### WHAT TO DO:
Your task is to retype, word for word, the lines from the start of the data through the line holding "const dibpBLabels = ['279.1594', '844779'];". Do not include the pictures.

### STORED DATA:

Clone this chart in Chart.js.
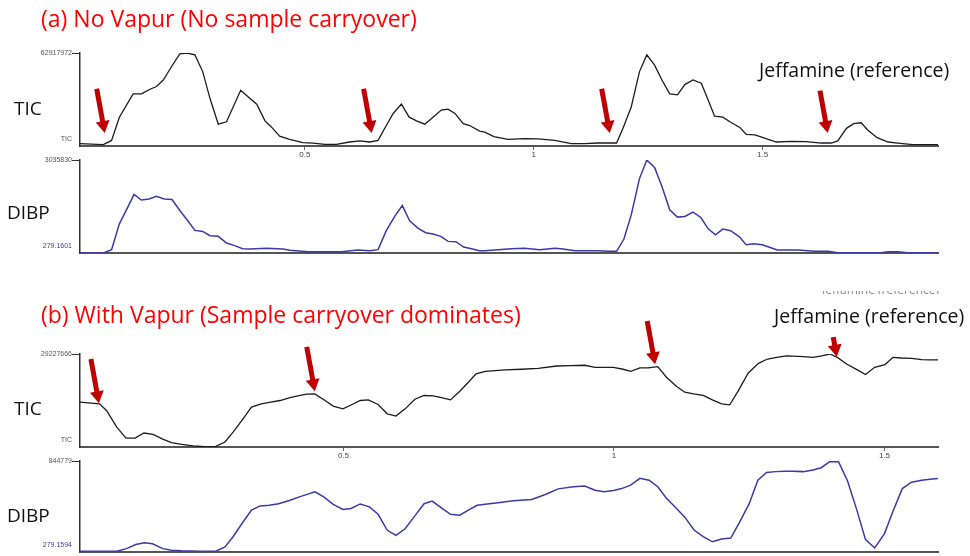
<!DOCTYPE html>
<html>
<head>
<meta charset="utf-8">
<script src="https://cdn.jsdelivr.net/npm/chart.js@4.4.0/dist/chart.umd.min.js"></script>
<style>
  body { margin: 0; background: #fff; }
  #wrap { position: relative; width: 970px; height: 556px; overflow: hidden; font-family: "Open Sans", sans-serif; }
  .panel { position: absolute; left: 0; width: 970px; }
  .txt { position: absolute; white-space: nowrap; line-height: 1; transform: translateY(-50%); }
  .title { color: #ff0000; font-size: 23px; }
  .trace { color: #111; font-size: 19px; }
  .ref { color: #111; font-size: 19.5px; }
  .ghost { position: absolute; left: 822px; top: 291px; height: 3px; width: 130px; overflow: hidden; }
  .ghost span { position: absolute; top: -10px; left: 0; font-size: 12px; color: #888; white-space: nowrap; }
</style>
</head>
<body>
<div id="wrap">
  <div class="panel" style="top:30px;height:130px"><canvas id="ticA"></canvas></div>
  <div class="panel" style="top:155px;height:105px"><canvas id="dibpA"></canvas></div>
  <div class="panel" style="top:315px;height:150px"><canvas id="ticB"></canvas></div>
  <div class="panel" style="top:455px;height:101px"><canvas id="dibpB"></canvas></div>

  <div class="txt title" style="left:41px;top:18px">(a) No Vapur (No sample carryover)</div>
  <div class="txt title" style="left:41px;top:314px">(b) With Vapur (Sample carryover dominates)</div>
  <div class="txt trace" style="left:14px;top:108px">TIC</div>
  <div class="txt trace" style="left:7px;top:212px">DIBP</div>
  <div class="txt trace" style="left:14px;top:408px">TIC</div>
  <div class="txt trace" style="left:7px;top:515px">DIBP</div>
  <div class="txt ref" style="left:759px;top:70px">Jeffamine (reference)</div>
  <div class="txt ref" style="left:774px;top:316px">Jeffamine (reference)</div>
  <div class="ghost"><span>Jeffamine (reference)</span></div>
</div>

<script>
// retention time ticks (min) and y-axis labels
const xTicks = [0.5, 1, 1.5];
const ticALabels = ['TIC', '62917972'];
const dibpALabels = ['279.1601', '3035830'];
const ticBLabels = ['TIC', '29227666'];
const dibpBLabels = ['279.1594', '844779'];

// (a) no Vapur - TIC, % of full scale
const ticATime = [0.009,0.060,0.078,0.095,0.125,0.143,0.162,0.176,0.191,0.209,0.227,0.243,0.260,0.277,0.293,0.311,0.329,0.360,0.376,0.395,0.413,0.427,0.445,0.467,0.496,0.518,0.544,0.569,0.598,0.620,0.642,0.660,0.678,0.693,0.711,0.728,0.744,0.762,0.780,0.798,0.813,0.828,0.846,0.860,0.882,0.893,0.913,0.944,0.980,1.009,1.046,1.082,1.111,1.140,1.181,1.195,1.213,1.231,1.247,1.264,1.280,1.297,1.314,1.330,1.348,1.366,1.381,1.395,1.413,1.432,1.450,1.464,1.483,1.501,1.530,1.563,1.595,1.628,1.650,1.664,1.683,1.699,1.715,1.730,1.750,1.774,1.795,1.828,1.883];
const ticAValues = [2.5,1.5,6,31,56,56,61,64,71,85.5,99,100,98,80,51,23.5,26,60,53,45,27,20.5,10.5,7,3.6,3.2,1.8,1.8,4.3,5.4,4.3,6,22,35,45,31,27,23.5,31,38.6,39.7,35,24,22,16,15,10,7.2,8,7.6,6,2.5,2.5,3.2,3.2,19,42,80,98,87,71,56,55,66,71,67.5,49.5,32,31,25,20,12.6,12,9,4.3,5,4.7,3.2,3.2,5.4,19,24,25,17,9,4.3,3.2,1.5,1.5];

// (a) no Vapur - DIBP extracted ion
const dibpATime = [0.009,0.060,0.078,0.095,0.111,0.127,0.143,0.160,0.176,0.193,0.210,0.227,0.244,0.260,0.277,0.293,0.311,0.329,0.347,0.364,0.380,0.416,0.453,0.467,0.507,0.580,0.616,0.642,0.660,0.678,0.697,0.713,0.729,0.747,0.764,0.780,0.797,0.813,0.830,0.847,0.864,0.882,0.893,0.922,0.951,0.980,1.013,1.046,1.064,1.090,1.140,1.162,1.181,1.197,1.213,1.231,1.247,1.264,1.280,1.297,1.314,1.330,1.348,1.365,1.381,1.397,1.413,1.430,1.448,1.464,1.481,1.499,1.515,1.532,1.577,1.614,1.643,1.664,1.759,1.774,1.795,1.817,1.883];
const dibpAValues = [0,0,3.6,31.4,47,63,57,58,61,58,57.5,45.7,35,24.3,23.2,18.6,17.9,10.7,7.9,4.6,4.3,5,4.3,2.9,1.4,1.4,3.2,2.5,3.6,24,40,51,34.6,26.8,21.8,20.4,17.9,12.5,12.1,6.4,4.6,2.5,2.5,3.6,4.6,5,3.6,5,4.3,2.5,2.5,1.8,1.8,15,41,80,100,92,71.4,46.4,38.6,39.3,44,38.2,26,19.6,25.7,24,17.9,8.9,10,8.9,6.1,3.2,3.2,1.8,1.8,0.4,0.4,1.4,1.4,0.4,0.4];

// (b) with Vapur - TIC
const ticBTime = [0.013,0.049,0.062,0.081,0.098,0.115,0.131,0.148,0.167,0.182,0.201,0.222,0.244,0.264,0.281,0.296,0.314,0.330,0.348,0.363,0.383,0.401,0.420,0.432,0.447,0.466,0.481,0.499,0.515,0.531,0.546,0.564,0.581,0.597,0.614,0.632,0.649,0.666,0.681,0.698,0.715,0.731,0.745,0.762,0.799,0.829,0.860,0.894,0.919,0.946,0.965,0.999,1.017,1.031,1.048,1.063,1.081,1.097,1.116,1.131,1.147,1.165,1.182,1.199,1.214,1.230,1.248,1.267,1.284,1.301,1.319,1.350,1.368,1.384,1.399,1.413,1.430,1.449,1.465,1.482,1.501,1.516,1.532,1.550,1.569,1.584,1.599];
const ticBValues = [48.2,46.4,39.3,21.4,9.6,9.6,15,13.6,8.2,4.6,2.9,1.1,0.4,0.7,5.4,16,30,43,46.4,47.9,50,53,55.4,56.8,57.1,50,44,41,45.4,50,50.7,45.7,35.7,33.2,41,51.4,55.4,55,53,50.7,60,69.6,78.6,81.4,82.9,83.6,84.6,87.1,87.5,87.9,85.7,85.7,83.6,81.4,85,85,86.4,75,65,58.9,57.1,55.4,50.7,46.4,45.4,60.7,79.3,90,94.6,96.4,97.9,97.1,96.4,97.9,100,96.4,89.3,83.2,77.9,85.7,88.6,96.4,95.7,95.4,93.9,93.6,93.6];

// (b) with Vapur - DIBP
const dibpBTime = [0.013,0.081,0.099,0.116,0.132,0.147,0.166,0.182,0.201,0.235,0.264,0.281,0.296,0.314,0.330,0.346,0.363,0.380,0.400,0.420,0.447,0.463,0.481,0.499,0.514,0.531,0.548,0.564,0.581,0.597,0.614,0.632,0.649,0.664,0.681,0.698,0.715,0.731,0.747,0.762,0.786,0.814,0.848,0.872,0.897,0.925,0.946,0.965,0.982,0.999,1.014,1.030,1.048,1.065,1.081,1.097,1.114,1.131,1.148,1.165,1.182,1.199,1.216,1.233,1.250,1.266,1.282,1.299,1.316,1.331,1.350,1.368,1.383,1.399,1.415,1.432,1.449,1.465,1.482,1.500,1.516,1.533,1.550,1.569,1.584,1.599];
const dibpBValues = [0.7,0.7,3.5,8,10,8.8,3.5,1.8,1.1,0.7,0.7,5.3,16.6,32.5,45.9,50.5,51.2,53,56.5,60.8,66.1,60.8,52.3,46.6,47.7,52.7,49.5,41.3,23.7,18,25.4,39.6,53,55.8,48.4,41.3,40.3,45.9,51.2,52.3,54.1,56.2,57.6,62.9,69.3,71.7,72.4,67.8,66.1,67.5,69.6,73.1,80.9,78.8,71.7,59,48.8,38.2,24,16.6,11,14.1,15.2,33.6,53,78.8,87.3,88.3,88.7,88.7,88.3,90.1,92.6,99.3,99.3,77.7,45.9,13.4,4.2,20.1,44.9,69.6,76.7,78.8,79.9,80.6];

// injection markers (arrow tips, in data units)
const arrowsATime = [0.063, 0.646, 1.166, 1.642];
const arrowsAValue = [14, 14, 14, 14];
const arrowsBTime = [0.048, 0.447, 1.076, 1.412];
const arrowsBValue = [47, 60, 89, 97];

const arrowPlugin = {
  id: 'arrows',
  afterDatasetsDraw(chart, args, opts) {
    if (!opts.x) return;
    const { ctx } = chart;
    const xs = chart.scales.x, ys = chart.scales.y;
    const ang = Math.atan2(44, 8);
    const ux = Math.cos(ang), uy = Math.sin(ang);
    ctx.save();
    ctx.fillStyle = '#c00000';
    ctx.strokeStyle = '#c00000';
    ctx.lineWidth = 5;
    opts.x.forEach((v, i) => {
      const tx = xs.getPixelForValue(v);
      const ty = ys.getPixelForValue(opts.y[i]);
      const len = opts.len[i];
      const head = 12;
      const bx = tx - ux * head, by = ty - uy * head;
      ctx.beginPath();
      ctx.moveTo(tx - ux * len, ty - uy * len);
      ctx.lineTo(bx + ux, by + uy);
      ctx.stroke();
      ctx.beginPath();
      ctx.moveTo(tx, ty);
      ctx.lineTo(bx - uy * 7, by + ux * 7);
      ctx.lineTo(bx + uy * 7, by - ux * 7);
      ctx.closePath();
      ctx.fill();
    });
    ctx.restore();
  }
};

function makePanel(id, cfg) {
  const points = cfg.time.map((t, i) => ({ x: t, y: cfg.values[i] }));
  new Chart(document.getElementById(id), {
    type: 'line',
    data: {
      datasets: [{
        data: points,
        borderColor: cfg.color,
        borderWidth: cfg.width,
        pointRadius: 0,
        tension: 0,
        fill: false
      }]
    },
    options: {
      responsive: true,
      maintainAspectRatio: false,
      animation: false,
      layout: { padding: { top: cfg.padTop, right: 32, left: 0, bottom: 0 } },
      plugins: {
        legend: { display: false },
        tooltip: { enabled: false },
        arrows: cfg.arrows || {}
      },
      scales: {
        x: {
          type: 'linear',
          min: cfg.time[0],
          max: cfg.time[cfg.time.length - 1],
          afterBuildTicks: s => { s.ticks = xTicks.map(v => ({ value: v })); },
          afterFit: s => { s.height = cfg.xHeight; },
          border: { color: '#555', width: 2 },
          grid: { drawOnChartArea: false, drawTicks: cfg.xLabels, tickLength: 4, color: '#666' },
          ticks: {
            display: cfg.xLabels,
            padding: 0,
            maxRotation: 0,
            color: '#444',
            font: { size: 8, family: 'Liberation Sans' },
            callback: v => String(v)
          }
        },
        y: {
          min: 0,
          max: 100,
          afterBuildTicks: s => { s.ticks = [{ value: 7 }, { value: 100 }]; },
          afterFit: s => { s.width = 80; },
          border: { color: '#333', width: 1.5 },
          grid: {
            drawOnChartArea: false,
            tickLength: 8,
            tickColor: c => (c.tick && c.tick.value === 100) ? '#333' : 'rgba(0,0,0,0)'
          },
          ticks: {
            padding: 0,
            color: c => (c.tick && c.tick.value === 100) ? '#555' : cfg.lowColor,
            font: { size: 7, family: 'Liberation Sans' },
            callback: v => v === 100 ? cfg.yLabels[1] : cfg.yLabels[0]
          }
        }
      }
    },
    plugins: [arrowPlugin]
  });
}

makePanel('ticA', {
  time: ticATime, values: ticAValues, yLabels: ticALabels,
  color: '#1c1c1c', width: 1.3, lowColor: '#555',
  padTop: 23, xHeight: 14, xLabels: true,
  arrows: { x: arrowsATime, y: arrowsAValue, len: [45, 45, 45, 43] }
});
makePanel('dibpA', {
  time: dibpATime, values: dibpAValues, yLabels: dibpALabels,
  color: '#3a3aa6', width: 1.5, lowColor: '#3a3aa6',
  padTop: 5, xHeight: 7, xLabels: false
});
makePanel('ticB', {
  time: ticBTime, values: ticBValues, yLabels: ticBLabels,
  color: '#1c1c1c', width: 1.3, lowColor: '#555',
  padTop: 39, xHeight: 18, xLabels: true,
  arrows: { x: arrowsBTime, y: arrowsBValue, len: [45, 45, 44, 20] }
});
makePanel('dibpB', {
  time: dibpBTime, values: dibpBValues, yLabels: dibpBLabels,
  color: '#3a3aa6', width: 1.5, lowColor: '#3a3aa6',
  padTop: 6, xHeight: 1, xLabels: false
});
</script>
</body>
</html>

### OUTPUT FOR THIS EXERCISE:
Clone this chart in Chart.js.
<!DOCTYPE html>
<html>
<head>
<meta charset="utf-8">
<script src="https://cdn.jsdelivr.net/npm/chart.js@4.4.0/dist/chart.umd.min.js"></script>
<style>
  body { margin: 0; background: #fff; }
  #wrap { position: relative; width: 970px; height: 556px; overflow: hidden; font-family: "Open Sans", sans-serif; }
  .panel { position: absolute; left: 0; width: 970px; }
  .txt { position: absolute; white-space: nowrap; line-height: 1; transform: translateY(-50%); }
  .title { color: #ff0000; font-size: 23px; }
  .trace { color: #111; font-size: 19px; }
  .ref { color: #111; font-size: 19.5px; }
  .ghost { position: absolute; left: 822px; top: 291px; height: 3px; width: 130px; overflow: hidden; }
  .ghost span { position: absolute; top: -10px; left: 0; font-size: 12px; color: #888; white-space: nowrap; }
</style>
</head>
<body>
<div id="wrap">
  <div class="panel" style="top:30px;height:130px"><canvas id="ticA"></canvas></div>
  <div class="panel" style="top:155px;height:105px"><canvas id="dibpA"></canvas></div>
  <div class="panel" style="top:315px;height:150px"><canvas id="ticB"></canvas></div>
  <div class="panel" style="top:455px;height:101px"><canvas id="dibpB"></canvas></div>

  <div class="txt title" style="left:41px;top:18px">(a) No Vapur (No sample carryover)</div>
  <div class="txt title" style="left:41px;top:314px">(b) With Vapur (Sample carryover dominates)</div>
  <div class="txt trace" style="left:14px;top:108px">TIC</div>
  <div class="txt trace" style="left:7px;top:212px">DIBP</div>
  <div class="txt trace" style="left:14px;top:408px">TIC</div>
  <div class="txt trace" style="left:7px;top:515px">DIBP</div>
  <div class="txt ref" style="left:759px;top:70px">Jeffamine (reference)</div>
  <div class="txt ref" style="left:774px;top:316px">Jeffamine (reference)</div>
  <div class="ghost"><span>Jeffamine (reference)</span></div>
</div>

<script>
// retention time ticks (min) and y-axis labels
const xTicks = [0.5, 1, 1.5];
const ticALabels = ['TIC', '62917972'];
const dibpALabels = ['279.1601', '3035830'];
const ticBLabels = ['TIC', '29227666'];
const dibpBLabels = ['279.1594', '844779'];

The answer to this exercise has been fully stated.